### Your objective
Do not copy the pictures; transcribe all other material exactly.

### Collected data
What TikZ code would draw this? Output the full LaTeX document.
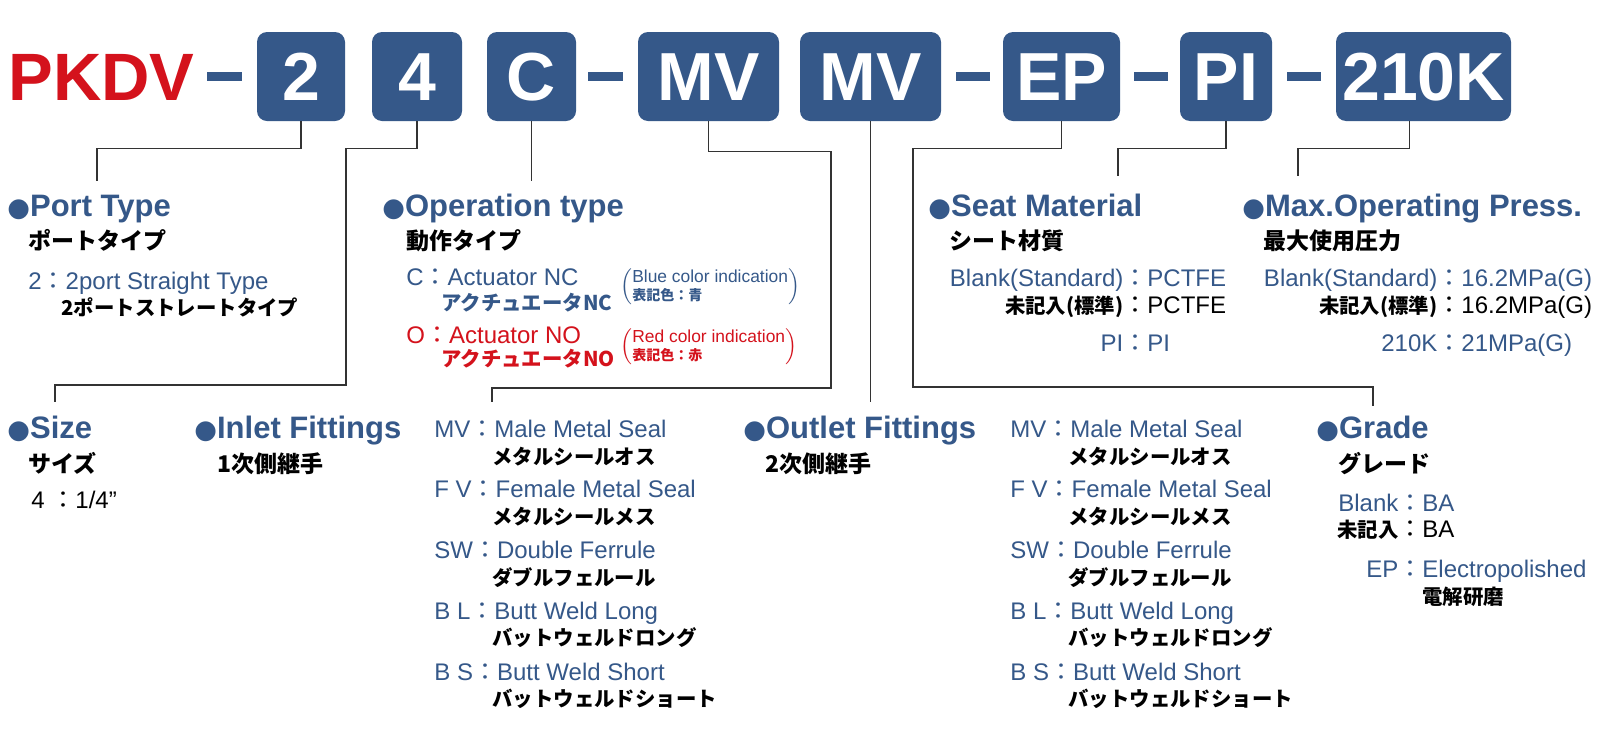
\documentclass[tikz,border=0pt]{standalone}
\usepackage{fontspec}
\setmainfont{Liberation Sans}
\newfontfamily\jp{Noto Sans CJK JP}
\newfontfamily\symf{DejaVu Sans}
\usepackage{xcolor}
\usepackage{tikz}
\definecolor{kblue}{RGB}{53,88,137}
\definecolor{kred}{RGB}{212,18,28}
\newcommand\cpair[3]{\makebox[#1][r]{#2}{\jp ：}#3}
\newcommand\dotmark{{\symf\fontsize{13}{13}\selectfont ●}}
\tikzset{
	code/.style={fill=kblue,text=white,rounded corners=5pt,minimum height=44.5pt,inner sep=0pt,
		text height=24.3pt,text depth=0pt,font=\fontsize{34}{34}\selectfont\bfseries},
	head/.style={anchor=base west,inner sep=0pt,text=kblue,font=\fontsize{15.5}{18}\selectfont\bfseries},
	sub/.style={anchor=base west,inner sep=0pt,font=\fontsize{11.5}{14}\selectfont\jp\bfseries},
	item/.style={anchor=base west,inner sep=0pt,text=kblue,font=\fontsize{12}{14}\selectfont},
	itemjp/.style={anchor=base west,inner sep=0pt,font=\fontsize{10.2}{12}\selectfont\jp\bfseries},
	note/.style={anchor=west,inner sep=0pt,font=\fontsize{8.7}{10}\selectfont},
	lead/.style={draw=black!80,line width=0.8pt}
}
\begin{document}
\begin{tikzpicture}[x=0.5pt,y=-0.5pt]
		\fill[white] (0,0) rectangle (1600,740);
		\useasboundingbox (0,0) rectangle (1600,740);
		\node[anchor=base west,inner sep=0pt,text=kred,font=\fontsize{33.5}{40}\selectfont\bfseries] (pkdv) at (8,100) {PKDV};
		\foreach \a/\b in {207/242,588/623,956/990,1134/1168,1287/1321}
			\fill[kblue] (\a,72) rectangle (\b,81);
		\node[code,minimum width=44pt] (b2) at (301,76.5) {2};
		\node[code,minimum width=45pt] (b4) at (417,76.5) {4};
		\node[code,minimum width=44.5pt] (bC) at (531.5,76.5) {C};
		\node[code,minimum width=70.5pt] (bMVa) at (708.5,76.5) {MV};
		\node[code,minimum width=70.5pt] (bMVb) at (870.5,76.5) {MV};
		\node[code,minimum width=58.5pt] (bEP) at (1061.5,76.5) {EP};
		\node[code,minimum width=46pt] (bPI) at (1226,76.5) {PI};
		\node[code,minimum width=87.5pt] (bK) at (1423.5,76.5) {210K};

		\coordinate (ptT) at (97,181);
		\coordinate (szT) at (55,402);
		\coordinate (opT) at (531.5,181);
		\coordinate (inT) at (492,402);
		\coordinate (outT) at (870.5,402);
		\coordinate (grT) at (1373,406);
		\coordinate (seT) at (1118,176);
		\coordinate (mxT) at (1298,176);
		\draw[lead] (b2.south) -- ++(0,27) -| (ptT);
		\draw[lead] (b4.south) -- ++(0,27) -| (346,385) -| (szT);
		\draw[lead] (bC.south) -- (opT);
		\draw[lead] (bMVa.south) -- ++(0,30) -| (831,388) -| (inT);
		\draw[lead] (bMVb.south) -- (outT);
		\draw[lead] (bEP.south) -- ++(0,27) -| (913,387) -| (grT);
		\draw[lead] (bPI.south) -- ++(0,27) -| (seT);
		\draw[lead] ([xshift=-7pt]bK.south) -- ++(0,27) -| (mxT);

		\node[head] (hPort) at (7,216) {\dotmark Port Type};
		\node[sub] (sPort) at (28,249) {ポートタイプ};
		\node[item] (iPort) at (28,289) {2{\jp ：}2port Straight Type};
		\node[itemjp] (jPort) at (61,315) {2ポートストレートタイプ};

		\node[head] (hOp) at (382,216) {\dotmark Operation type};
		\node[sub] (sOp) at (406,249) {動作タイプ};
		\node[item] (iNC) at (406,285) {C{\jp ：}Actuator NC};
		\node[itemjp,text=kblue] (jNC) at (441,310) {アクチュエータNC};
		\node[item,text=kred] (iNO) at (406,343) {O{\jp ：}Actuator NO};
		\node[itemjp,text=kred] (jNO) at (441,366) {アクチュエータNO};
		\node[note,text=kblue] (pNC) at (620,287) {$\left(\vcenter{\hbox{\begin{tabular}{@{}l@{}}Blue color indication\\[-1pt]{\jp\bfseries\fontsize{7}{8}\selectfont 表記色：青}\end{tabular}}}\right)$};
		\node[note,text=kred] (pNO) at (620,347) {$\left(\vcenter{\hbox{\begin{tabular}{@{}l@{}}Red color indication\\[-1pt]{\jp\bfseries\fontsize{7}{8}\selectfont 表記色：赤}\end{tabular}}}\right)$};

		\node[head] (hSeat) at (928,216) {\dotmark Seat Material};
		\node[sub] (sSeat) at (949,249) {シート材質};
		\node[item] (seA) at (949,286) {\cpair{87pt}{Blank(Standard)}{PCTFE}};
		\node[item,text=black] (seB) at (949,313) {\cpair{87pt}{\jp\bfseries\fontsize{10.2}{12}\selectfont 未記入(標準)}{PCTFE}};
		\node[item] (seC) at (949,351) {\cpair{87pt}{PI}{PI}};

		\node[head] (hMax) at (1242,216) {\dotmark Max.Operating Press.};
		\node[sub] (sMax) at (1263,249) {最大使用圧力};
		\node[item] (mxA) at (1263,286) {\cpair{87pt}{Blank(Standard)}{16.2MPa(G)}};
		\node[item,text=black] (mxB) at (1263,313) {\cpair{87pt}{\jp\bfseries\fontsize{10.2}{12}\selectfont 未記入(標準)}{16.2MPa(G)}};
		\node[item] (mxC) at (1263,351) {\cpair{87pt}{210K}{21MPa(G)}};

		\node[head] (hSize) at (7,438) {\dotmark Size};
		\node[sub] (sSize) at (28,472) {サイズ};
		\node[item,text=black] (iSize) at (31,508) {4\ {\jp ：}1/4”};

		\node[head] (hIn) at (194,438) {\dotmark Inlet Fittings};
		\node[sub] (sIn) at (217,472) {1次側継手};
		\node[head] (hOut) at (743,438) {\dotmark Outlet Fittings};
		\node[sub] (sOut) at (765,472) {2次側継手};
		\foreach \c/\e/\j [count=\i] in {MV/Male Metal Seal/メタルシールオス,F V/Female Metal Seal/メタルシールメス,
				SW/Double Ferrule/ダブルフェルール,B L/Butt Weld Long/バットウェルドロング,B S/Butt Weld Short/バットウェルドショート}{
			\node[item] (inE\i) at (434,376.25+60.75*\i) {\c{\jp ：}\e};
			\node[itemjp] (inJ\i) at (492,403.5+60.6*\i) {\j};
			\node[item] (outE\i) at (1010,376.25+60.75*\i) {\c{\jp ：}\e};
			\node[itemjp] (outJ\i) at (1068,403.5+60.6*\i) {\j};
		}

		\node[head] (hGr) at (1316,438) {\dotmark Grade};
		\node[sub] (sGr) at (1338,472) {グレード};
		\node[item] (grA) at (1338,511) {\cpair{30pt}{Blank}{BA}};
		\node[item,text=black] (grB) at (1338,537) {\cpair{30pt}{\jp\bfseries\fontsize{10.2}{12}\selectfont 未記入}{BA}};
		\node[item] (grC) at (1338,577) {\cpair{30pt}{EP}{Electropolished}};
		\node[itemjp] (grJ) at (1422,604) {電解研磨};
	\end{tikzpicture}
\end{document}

### Task result
What TikZ code would draw this? Output the full LaTeX document.
\documentclass[tikz,border=0pt]{standalone}
\usepackage{fontspec}
\setmainfont{Liberation Sans}
\newfontfamily\jp{Noto Sans CJK JP}
\newfontfamily\symf{DejaVu Sans}
\usepackage{xcolor}
\usepackage{tikz}
\definecolor{kblue}{RGB}{53,88,137}
\definecolor{kred}{RGB}{212,18,28}
\newcommand\cpair[3]{\makebox[#1][r]{#2}{\jp ：}#3}
\newcommand\dotmark{{\symf\fontsize{13}{13}\selectfont ●}}
\tikzset{
	code/.style={fill=kblue,text=white,rounded corners=5pt,minimum height=44.5pt,inner sep=0pt,
		text height=24.3pt,text depth=0pt,font=\fontsize{34}{34}\selectfont\bfseries},
	head/.style={anchor=base west,inner sep=0pt,text=kblue,font=\fontsize{15.5}{18}\selectfont\bfseries},
	sub/.style={anchor=base west,inner sep=0pt,font=\fontsize{11.5}{14}\selectfont\jp\bfseries},
	item/.style={anchor=base west,inner sep=0pt,text=kblue,font=\fontsize{12}{14}\selectfont},
	itemjp/.style={anchor=base west,inner sep=0pt,font=\fontsize{10.2}{12}\selectfont\jp\bfseries},
	note/.style={anchor=west,inner sep=0pt,font=\fontsize{8.7}{10}\selectfont},
	lead/.style={draw=black!80,line width=0.8pt}
}
\begin{document}
\begin{tikzpicture}[x=0.5pt,y=-0.5pt]
		\fill[white] (0,0) rectangle (1600,740);
		\useasboundingbox (0,0) rectangle (1600,740);
		\node[anchor=base west,inner sep=0pt,text=kred,font=\fontsize{33.5}{40}\selectfont\bfseries] (pkdv) at (8,100) {PKDV};
		\foreach \a/\b in {207/242,588/623,956/990,1134/1168,1287/1321}
			\fill[kblue] (\a,72) rectangle (\b,81);
		\node[code,minimum width=44pt] (b2) at (301,76.5) {2};
		\node[code,minimum width=45pt] (b4) at (417,76.5) {4};
		\node[code,minimum width=44.5pt] (bC) at (531.5,76.5) {C};
		\node[code,minimum width=70.5pt] (bMVa) at (708.5,76.5) {MV};
		\node[code,minimum width=70.5pt] (bMVb) at (870.5,76.5) {MV};
		\node[code,minimum width=58.5pt] (bEP) at (1061.5,76.5) {EP};
		\node[code,minimum width=46pt] (bPI) at (1226,76.5) {PI};
		\node[code,minimum width=87.5pt] (bK) at (1423.5,76.5) {210K};

		\coordinate (ptT) at (97,181);
		\coordinate (szT) at (55,402);
		\coordinate (opT) at (531.5,181);
		\coordinate (inT) at (492,402);
		\coordinate (outT) at (870.5,402);
		\coordinate (grT) at (1373,406);
		\coordinate (seT) at (1118,176);
		\coordinate (mxT) at (1298,176);
		\draw[lead] (b2.south) -- ++(0,27) -| (ptT);
		\draw[lead] (b4.south) -- ++(0,27) -| (346,385) -| (szT);
		\draw[lead] (bC.south) -- (opT);
		\draw[lead] (bMVa.south) -- ++(0,30) -| (831,388) -| (inT);
		\draw[lead] (bMVb.south) -- (outT);
		\draw[lead] (bEP.south) -- ++(0,27) -| (913,387) -| (grT);
		\draw[lead] (bPI.south) -- ++(0,27) -| (seT);
		\draw[lead] ([xshift=-7pt]bK.south) -- ++(0,27) -| (mxT);

		\node[head] (hPort) at (7,216) {\dotmark Port Type};
		\node[sub] (sPort) at (28,249) {ポートタイプ};
		\node[item] (iPort) at (28,289) {2{\jp ：}2port Straight Type};
		\node[itemjp] (jPort) at (61,315) {2ポートストレートタイプ};

		\node[head] (hOp) at (382,216) {\dotmark Operation type};
		\node[sub] (sOp) at (406,249) {動作タイプ};
		\node[item] (iNC) at (406,285) {C{\jp ：}Actuator NC};
		\node[itemjp,text=kblue] (jNC) at (441,310) {アクチュエータNC};
		\node[item,text=kred] (iNO) at (406,343) {O{\jp ：}Actuator NO};
		\node[itemjp,text=kred] (jNO) at (441,366) {アクチュエータNO};
		\node[note,text=kblue] (pNC) at (620,287) {$\left(\vcenter{\hbox{\begin{tabular}{@{}l@{}}Blue color indication\\[-1pt]{\jp\bfseries\fontsize{7}{8}\selectfont 表記色：青}\end{tabular}}}\right)$};
		\node[note,text=kred] (pNO) at (620,347) {$\left(\vcenter{\hbox{\begin{tabular}{@{}l@{}}Red color indication\\[-1pt]{\jp\bfseries\fontsize{7}{8}\selectfont 表記色：赤}\end{tabular}}}\right)$};

		\node[head] (hSeat) at (928,216) {\dotmark Seat Material};
		\node[sub] (sSeat) at (949,249) {シート材質};
		\node[item] (seA) at (949,286) {\cpair{87pt}{Blank(Standard)}{PCTFE}};
		\node[item,text=black] (seB) at (949,313) {\cpair{87pt}{\jp\bfseries\fontsize{10.2}{12}\selectfont 未記入(標準)}{PCTFE}};
		\node[item] (seC) at (949,351) {\cpair{87pt}{PI}{PI}};

		\node[head] (hMax) at (1242,216) {\dotmark Max.Operating Press.};
		\node[sub] (sMax) at (1263,249) {最大使用圧力};
		\node[item] (mxA) at (1263,286) {\cpair{87pt}{Blank(Standard)}{16.2MPa(G)}};
		\node[item,text=black] (mxB) at (1263,313) {\cpair{87pt}{\jp\bfseries\fontsize{10.2}{12}\selectfont 未記入(標準)}{16.2MPa(G)}};
		\node[item] (mxC) at (1263,351) {\cpair{87pt}{210K}{21MPa(G)}};

		\node[head] (hSize) at (7,438) {\dotmark Size};
		\node[sub] (sSize) at (28,472) {サイズ};
		\node[item,text=black] (iSize) at (31,508) {4\ {\jp ：}1/4”};

		\node[head] (hIn) at (194,438) {\dotmark Inlet Fittings};
		\node[sub] (sIn) at (217,472) {1次側継手};
		\node[head] (hOut) at (743,438) {\dotmark Outlet Fittings};
		\node[sub] (sOut) at (765,472) {2次側継手};
		\foreach \c/\e/\j [count=\i] in {MV/Male Metal Seal/メタルシールオス,F V/Female Metal Seal/メタルシールメス,
				SW/Double Ferrule/ダブルフェルール,B L/Butt Weld Long/バットウェルドロング,B S/Butt Weld Short/バットウェルドショート}{
			\node[item] (inE\i) at (434,376.25+60.75*\i) {\c{\jp ：}\e};
			\node[itemjp] (inJ\i) at (492,403.5+60.6*\i) {\j};
			\node[item] (outE\i) at (1010,376.25+60.75*\i) {\c{\jp ：}\e};
			\node[itemjp] (outJ\i) at (1068,403.5+60.6*\i) {\j};
		}

		\node[head] (hGr) at (1316,438) {\dotmark Grade};
		\node[sub] (sGr) at (1338,472) {グレード};
		\node[item] (grA) at (1338,511) {\cpair{30pt}{Blank}{BA}};
		\node[item,text=black] (grB) at (1338,537) {\cpair{30pt}{\jp\bfseries\fontsize{10.2}{12}\selectfont 未記入}{BA}};
		\node[item] (grC) at (1338,577) {\cpair{30pt}{EP}{Electropolished}};
		\node[itemjp] (grJ) at (1422,604) {電解研磨};
	\end{tikzpicture}
\end{document}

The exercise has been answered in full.